** Begin **
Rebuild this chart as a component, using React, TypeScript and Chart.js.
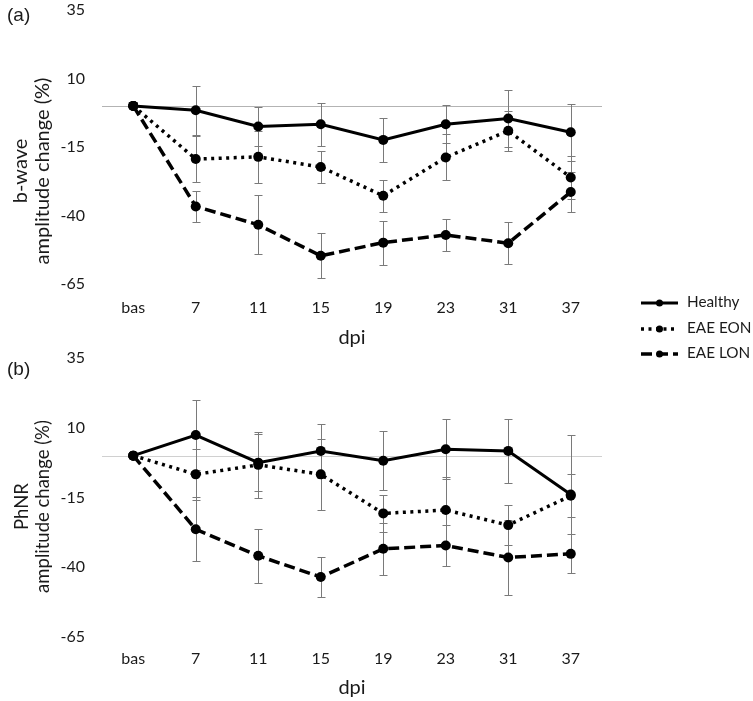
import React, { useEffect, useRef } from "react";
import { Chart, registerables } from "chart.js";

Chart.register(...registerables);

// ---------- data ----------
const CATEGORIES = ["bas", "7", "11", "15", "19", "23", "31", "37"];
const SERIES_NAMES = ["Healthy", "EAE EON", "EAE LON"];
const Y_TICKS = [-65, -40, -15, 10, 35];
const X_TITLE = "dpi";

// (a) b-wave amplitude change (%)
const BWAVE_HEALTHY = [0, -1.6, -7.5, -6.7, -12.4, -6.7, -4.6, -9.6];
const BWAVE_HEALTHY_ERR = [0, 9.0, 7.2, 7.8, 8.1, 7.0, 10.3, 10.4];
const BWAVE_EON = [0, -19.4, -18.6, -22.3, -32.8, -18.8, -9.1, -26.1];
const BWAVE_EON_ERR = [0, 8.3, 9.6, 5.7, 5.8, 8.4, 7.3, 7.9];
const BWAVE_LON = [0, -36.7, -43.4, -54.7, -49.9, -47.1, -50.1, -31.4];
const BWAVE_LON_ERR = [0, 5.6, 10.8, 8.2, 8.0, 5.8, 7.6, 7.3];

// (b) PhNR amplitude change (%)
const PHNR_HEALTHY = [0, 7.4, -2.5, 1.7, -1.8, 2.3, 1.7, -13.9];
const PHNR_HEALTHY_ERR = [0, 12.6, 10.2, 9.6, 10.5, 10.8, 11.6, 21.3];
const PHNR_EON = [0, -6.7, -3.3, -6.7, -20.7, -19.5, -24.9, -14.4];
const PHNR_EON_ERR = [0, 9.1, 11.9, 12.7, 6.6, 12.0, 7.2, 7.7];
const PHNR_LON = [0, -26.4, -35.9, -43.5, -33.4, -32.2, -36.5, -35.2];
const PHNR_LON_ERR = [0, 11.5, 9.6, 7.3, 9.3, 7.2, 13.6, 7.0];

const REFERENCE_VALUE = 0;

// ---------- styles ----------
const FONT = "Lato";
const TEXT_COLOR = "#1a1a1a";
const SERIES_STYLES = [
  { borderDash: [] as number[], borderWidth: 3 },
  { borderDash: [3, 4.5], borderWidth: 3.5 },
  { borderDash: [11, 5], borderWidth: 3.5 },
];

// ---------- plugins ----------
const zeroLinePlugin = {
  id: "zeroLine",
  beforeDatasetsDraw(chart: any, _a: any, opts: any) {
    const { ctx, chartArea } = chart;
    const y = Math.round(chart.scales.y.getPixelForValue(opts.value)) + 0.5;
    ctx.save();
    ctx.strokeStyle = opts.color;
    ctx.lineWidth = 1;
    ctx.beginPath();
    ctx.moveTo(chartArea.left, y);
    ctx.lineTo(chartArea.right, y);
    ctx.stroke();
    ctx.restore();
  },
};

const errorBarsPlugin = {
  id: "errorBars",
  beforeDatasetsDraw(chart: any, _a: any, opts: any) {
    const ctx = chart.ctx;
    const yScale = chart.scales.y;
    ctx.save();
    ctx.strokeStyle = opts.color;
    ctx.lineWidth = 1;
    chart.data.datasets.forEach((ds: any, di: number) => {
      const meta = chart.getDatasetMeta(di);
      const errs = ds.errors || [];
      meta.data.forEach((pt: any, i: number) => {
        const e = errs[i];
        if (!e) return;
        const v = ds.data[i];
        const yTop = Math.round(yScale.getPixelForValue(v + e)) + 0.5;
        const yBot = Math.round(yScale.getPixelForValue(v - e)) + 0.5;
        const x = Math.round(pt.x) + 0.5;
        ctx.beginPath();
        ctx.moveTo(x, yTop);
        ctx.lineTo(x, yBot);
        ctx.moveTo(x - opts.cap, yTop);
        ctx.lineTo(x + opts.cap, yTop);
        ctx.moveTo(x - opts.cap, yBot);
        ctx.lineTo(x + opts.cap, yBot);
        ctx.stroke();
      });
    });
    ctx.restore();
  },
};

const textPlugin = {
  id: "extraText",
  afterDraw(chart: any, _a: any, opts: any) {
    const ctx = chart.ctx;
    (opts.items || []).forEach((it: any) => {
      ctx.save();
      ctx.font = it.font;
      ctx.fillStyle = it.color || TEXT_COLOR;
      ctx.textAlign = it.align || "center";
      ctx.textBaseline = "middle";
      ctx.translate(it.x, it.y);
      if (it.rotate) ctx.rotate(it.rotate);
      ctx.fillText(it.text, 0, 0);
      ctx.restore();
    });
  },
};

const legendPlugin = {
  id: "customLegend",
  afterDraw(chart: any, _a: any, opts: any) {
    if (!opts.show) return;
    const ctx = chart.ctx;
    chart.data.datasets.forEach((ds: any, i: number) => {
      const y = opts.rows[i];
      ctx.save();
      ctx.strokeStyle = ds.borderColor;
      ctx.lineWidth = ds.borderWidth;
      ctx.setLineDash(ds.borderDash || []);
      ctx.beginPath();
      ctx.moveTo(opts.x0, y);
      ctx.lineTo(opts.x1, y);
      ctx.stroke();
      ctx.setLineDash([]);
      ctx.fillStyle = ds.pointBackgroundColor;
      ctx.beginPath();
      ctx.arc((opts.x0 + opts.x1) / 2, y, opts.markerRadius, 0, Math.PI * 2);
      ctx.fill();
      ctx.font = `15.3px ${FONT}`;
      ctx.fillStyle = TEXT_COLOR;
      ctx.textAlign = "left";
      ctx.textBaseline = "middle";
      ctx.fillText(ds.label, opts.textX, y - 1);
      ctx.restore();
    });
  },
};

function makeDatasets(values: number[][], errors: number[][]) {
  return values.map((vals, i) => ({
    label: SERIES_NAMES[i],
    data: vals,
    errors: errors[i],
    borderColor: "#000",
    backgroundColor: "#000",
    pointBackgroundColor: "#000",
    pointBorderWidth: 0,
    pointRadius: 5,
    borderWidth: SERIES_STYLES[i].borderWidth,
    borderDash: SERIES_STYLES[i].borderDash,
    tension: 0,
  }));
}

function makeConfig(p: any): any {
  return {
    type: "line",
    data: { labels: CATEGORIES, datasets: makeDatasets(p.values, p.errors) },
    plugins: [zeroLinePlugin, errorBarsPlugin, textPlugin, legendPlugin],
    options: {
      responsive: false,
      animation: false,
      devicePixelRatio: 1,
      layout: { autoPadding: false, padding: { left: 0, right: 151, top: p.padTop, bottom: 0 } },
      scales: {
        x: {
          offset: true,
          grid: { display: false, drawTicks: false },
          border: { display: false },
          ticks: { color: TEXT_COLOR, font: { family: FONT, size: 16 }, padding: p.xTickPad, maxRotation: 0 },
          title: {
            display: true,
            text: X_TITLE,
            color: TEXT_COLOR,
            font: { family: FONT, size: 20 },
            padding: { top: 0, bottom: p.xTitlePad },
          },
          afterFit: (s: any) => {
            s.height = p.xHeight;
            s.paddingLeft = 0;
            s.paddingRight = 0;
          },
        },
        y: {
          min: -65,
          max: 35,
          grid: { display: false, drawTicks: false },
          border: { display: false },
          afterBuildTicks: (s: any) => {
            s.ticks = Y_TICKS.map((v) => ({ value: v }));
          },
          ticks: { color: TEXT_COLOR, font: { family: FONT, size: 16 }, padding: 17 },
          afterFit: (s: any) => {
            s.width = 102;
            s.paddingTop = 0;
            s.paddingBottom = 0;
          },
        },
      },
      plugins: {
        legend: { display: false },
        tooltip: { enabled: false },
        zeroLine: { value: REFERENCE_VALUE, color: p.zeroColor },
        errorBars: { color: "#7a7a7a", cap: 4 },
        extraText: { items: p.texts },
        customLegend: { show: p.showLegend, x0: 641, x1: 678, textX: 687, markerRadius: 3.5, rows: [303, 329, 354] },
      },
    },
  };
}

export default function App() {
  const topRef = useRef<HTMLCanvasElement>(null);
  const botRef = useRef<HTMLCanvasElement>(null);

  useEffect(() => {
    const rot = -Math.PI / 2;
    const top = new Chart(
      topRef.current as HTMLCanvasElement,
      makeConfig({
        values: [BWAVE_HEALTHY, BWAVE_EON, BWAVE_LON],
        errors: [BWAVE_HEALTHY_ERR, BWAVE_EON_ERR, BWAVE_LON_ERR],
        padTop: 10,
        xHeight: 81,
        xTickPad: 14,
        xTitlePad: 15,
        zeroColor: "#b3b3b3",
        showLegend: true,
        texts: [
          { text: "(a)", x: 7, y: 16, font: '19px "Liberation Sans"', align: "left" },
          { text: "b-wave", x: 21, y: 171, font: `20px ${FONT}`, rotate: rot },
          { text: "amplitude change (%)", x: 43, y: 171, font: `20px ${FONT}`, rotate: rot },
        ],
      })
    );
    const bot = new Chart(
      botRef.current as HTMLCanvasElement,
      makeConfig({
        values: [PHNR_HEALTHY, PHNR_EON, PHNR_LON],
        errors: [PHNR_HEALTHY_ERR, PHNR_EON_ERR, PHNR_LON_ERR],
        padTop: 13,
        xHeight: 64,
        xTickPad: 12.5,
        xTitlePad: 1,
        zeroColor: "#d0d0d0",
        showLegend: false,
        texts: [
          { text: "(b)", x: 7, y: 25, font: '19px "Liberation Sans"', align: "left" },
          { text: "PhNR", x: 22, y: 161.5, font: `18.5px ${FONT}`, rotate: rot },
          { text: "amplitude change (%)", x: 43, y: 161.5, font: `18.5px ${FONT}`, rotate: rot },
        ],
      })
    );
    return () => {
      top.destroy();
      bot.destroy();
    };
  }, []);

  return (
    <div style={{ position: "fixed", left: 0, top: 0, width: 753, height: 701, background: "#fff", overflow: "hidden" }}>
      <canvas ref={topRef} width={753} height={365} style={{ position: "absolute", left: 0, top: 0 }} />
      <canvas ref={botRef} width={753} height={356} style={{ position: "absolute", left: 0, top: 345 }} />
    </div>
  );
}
** End **
__Required task__: Without the pictures, return the listing above from its first line through the line that has "Chart.register(...registerables);".

__Answer to the exercise__:
Rebuild this chart as a component, using React, TypeScript and Chart.js.
import React, { useEffect, useRef } from "react";
import { Chart, registerables } from "chart.js";

Chart.register(...registerables);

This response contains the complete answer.